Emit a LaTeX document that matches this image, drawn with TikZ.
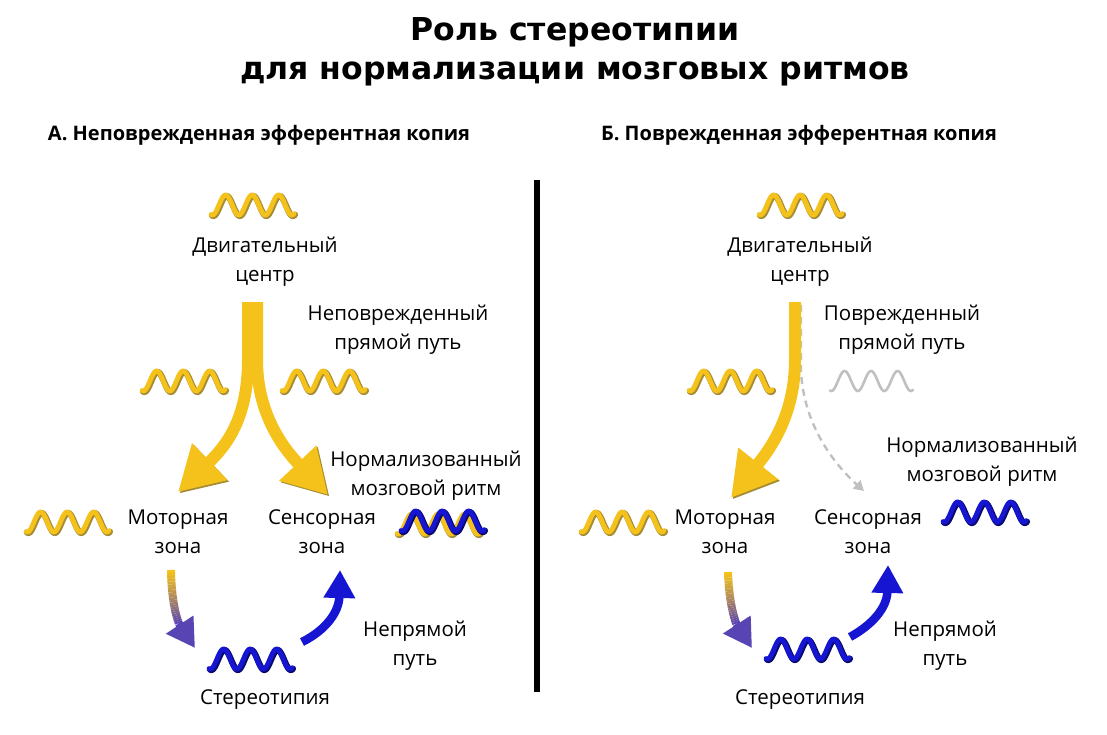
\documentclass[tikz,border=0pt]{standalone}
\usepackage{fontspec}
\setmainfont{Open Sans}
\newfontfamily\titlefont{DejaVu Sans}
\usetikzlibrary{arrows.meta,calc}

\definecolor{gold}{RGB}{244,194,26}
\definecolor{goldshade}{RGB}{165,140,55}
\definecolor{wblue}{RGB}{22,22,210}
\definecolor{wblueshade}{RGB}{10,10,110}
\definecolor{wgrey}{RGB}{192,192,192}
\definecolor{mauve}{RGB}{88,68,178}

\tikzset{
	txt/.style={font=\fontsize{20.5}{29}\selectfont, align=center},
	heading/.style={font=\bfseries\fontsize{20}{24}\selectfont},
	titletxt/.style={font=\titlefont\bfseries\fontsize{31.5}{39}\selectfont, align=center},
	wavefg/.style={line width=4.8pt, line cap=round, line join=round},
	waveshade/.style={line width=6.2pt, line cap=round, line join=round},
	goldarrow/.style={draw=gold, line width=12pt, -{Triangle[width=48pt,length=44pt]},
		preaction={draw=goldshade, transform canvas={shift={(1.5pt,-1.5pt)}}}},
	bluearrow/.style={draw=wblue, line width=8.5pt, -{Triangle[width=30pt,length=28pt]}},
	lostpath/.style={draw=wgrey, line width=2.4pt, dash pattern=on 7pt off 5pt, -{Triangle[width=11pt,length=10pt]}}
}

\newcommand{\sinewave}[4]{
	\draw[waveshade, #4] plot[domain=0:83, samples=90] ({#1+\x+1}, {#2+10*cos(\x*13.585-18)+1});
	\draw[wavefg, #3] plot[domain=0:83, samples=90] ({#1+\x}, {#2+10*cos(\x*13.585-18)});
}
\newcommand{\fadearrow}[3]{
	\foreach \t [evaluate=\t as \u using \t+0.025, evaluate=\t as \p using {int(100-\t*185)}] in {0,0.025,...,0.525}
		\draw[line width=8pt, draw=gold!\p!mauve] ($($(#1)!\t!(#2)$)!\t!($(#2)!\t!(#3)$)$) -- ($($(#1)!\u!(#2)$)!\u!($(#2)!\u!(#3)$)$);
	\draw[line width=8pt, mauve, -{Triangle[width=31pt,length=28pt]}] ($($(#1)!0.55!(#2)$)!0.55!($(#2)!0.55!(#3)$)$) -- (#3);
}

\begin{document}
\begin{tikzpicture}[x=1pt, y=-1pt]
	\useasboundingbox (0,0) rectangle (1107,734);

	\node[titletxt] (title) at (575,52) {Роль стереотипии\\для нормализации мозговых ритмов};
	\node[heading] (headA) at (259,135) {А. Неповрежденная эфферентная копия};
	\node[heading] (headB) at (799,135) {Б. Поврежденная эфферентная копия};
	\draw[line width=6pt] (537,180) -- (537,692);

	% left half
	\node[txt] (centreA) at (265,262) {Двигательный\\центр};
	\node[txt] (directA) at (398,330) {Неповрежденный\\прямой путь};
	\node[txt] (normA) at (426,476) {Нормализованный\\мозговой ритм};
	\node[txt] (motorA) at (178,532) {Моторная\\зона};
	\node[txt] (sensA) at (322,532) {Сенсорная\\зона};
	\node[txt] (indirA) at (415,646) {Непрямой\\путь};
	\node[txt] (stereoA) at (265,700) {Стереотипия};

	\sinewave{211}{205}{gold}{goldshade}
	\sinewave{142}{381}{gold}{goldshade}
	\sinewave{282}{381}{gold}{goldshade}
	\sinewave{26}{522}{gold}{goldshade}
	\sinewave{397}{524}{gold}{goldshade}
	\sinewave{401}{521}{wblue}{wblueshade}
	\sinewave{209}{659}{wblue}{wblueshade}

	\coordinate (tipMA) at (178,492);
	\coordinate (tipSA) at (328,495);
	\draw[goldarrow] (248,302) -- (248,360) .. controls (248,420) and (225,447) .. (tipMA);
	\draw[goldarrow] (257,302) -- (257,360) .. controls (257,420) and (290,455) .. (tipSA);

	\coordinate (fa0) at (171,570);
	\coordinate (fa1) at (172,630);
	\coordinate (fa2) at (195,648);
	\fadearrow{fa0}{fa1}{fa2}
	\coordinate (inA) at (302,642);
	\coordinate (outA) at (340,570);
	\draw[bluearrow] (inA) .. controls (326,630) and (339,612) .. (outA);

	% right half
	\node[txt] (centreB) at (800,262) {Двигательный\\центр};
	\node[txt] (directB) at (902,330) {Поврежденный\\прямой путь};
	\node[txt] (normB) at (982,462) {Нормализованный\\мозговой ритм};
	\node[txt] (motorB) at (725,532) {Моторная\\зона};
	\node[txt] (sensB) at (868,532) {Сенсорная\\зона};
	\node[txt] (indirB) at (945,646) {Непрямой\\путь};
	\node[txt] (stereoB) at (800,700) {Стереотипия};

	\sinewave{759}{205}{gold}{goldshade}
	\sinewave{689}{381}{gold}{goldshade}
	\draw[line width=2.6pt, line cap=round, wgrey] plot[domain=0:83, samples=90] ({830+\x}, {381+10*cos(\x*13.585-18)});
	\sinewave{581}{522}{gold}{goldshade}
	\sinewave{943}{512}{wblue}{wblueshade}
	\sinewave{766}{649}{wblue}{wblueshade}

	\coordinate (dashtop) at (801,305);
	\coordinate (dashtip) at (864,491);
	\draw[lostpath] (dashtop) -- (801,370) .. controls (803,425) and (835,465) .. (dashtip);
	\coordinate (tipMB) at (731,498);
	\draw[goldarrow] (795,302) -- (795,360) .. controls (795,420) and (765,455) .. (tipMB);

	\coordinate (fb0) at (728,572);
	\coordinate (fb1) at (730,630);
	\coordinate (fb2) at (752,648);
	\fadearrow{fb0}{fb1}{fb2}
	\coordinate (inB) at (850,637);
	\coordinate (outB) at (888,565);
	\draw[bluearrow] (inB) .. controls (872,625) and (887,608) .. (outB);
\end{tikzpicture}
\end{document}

Problem to solve>
Write out the full set of lines verbatim, without the pictures.

Result of the task>
Emit a LaTeX document that matches this image, drawn with TikZ.
\documentclass[tikz,border=0pt]{standalone}
\usepackage{fontspec}
\setmainfont{Open Sans}
\newfontfamily\titlefont{DejaVu Sans}
\usetikzlibrary{arrows.meta,calc}

\definecolor{gold}{RGB}{244,194,26}
\definecolor{goldshade}{RGB}{165,140,55}
\definecolor{wblue}{RGB}{22,22,210}
\definecolor{wblueshade}{RGB}{10,10,110}
\definecolor{wgrey}{RGB}{192,192,192}
\definecolor{mauve}{RGB}{88,68,178}

\tikzset{
	txt/.style={font=\fontsize{20.5}{29}\selectfont, align=center},
	heading/.style={font=\bfseries\fontsize{20}{24}\selectfont},
	titletxt/.style={font=\titlefont\bfseries\fontsize{31.5}{39}\selectfont, align=center},
	wavefg/.style={line width=4.8pt, line cap=round, line join=round},
	waveshade/.style={line width=6.2pt, line cap=round, line join=round},
	goldarrow/.style={draw=gold, line width=12pt, -{Triangle[width=48pt,length=44pt]},
		preaction={draw=goldshade, transform canvas={shift={(1.5pt,-1.5pt)}}}},
	bluearrow/.style={draw=wblue, line width=8.5pt, -{Triangle[width=30pt,length=28pt]}},
	lostpath/.style={draw=wgrey, line width=2.4pt, dash pattern=on 7pt off 5pt, -{Triangle[width=11pt,length=10pt]}}
}

\newcommand{\sinewave}[4]{
	\draw[waveshade, #4] plot[domain=0:83, samples=90] ({#1+\x+1}, {#2+10*cos(\x*13.585-18)+1});
	\draw[wavefg, #3] plot[domain=0:83, samples=90] ({#1+\x}, {#2+10*cos(\x*13.585-18)});
}
\newcommand{\fadearrow}[3]{
	\foreach \t [evaluate=\t as \u using \t+0.025, evaluate=\t as \p using {int(100-\t*185)}] in {0,0.025,...,0.525}
		\draw[line width=8pt, draw=gold!\p!mauve] ($($(#1)!\t!(#2)$)!\t!($(#2)!\t!(#3)$)$) -- ($($(#1)!\u!(#2)$)!\u!($(#2)!\u!(#3)$)$);
	\draw[line width=8pt, mauve, -{Triangle[width=31pt,length=28pt]}] ($($(#1)!0.55!(#2)$)!0.55!($(#2)!0.55!(#3)$)$) -- (#3);
}

\begin{document}
\begin{tikzpicture}[x=1pt, y=-1pt]
	\useasboundingbox (0,0) rectangle (1107,734);

	\node[titletxt] (title) at (575,52) {Роль стереотипии\\для нормализации мозговых ритмов};
	\node[heading] (headA) at (259,135) {А. Неповрежденная эфферентная копия};
	\node[heading] (headB) at (799,135) {Б. Поврежденная эфферентная копия};
	\draw[line width=6pt] (537,180) -- (537,692);

	% left half
	\node[txt] (centreA) at (265,262) {Двигательный\\центр};
	\node[txt] (directA) at (398,330) {Неповрежденный\\прямой путь};
	\node[txt] (normA) at (426,476) {Нормализованный\\мозговой ритм};
	\node[txt] (motorA) at (178,532) {Моторная\\зона};
	\node[txt] (sensA) at (322,532) {Сенсорная\\зона};
	\node[txt] (indirA) at (415,646) {Непрямой\\путь};
	\node[txt] (stereoA) at (265,700) {Стереотипия};

	\sinewave{211}{205}{gold}{goldshade}
	\sinewave{142}{381}{gold}{goldshade}
	\sinewave{282}{381}{gold}{goldshade}
	\sinewave{26}{522}{gold}{goldshade}
	\sinewave{397}{524}{gold}{goldshade}
	\sinewave{401}{521}{wblue}{wblueshade}
	\sinewave{209}{659}{wblue}{wblueshade}

	\coordinate (tipMA) at (178,492);
	\coordinate (tipSA) at (328,495);
	\draw[goldarrow] (248,302) -- (248,360) .. controls (248,420) and (225,447) .. (tipMA);
	\draw[goldarrow] (257,302) -- (257,360) .. controls (257,420) and (290,455) .. (tipSA);

	\coordinate (fa0) at (171,570);
	\coordinate (fa1) at (172,630);
	\coordinate (fa2) at (195,648);
	\fadearrow{fa0}{fa1}{fa2}
	\coordinate (inA) at (302,642);
	\coordinate (outA) at (340,570);
	\draw[bluearrow] (inA) .. controls (326,630) and (339,612) .. (outA);

	% right half
	\node[txt] (centreB) at (800,262) {Двигательный\\центр};
	\node[txt] (directB) at (902,330) {Поврежденный\\прямой путь};
	\node[txt] (normB) at (982,462) {Нормализованный\\мозговой ритм};
	\node[txt] (motorB) at (725,532) {Моторная\\зона};
	\node[txt] (sensB) at (868,532) {Сенсорная\\зона};
	\node[txt] (indirB) at (945,646) {Непрямой\\путь};
	\node[txt] (stereoB) at (800,700) {Стереотипия};

	\sinewave{759}{205}{gold}{goldshade}
	\sinewave{689}{381}{gold}{goldshade}
	\draw[line width=2.6pt, line cap=round, wgrey] plot[domain=0:83, samples=90] ({830+\x}, {381+10*cos(\x*13.585-18)});
	\sinewave{581}{522}{gold}{goldshade}
	\sinewave{943}{512}{wblue}{wblueshade}
	\sinewave{766}{649}{wblue}{wblueshade}

	\coordinate (dashtop) at (801,305);
	\coordinate (dashtip) at (864,491);
	\draw[lostpath] (dashtop) -- (801,370) .. controls (803,425) and (835,465) .. (dashtip);
	\coordinate (tipMB) at (731,498);
	\draw[goldarrow] (795,302) -- (795,360) .. controls (795,420) and (765,455) .. (tipMB);

	\coordinate (fb0) at (728,572);
	\coordinate (fb1) at (730,630);
	\coordinate (fb2) at (752,648);
	\fadearrow{fb0}{fb1}{fb2}
	\coordinate (inB) at (850,637);
	\coordinate (outB) at (888,565);
	\draw[bluearrow] (inB) .. controls (872,625) and (887,608) .. (outB);
\end{tikzpicture}
\end{document}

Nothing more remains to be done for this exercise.